Americanos são prodigiosos criadores de clichês que refletem sua percepção de habitar o umbigo do mundo. O campeonato de beisebol, um esporte que faz a maioria do planeta cochilar, é a World Series (série mundial). E a mídia que criou o rótulo world music (música do mundo) estava se referindo, nas palavras do sábio carioca Nelson Motta, à música do resto do mundo.

Mas o choque dos âncoras, repórteres e comentaristas que cobriam ao vivo o 8 de janeiro em Brasília era evidente. É como se o Brasil tivesse erguido um espelho para o norte com o recado: este é agora o seu mais conhecido produto de exportação —golpismo e autocracia. E vamos imitá-los muito bem, veja o terrorista sentado na cadeira do presidente da Câmara.

Golpistas invadem a praça dos Três Poderes e depredam edifícios de instituições democráticas, em Brasília
Golpistas invadem a praça dos Três Poderes e depredam edifícios de instituições democráticas, em Brasília - Gabriela Biló - 8.jan.23/Folhapress

Uma das fontes de perplexidade para americanos assistindo à depredação em Brasília, refletida em mensagens que recebo, é como tantos num país de maioria não branca dão apoio a movimentos de supremacia branca, rebatizados de nacionalismo branco para fins de marketing e recrutamento.

Como não tinha resposta, telefonei para Vitória da Conquista, no coração do estado talvez menos branco do Brasil. Michele Prado é autora de "Tempestade Ideológica" (ed. Lux, 2021) e "Red Pill - Radicalização e Extremismo", que está para ser lançado no Brasil.
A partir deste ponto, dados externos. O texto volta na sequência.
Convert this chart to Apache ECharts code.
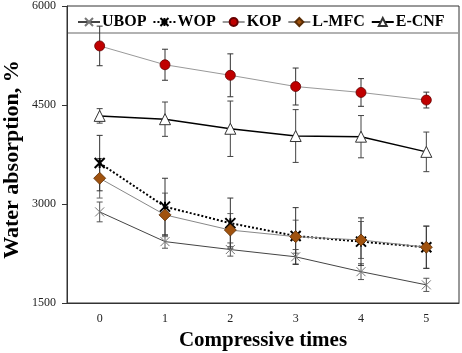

Ela estuda a direita radical no Brasil desde a ascensão de Jair Bolsonaro (PL) e não se surpreende com o fato de que militantes não brancos, possivelmente alvos de discriminação racial, apoiam a ultradireita que prega a supremacia branca.

O que leva bolsonaristas e filhos de imigrantes como o mentiroso serial George Santos, recém-empossado no Congresso americano, a se tornarem mascotes de racistas?

Prado lembra que a alt right brasileira é uma bactéria cuja cultura tem origem online, inspirada por supremacistas brancos americanos, na década passada. "No ecossistema digital da ultradireita brasileira não estamos falando de uma ideologia, mas de um amálgama de correntes. E ele é marcado pelo etnopluralismo que disfarça o racismo explícito com testes pseudocientíficos —como o de que QI pode estar relacionado a grupos étnicos— e prega que cada grupo racial tem o direito de se defender de invasores."

Assim, pode-se explicar como nacionalistas brancos se aproximam de movimentos negros segregacionistas. E, para completar o sarapatel de ódio, lembra Prado, há os grupos de supremacia masculinista, como os encontrados em comunidades Red Pill, que logo partem da misoginia para acusar judeus de um plano globalista de emasculação da população de homens.

É difícil associar as imagens de histeria e os gritos de guerra analfabetos dos presos pelo ataque em Brasília a tropos específicos de um movimento. Mas Prado afirma que militantes brasileiros, no túnel do extremismo, talvez não percebam que ele termina no exterior. Aproximam-se ainda mais da supremacia branca ao se aprisionar na ideia de proteger culturalmente uma imaginária comunidade homogênea –somos cristãos brancos (ainda que não sejam) de classe média e temos um inimigo comum.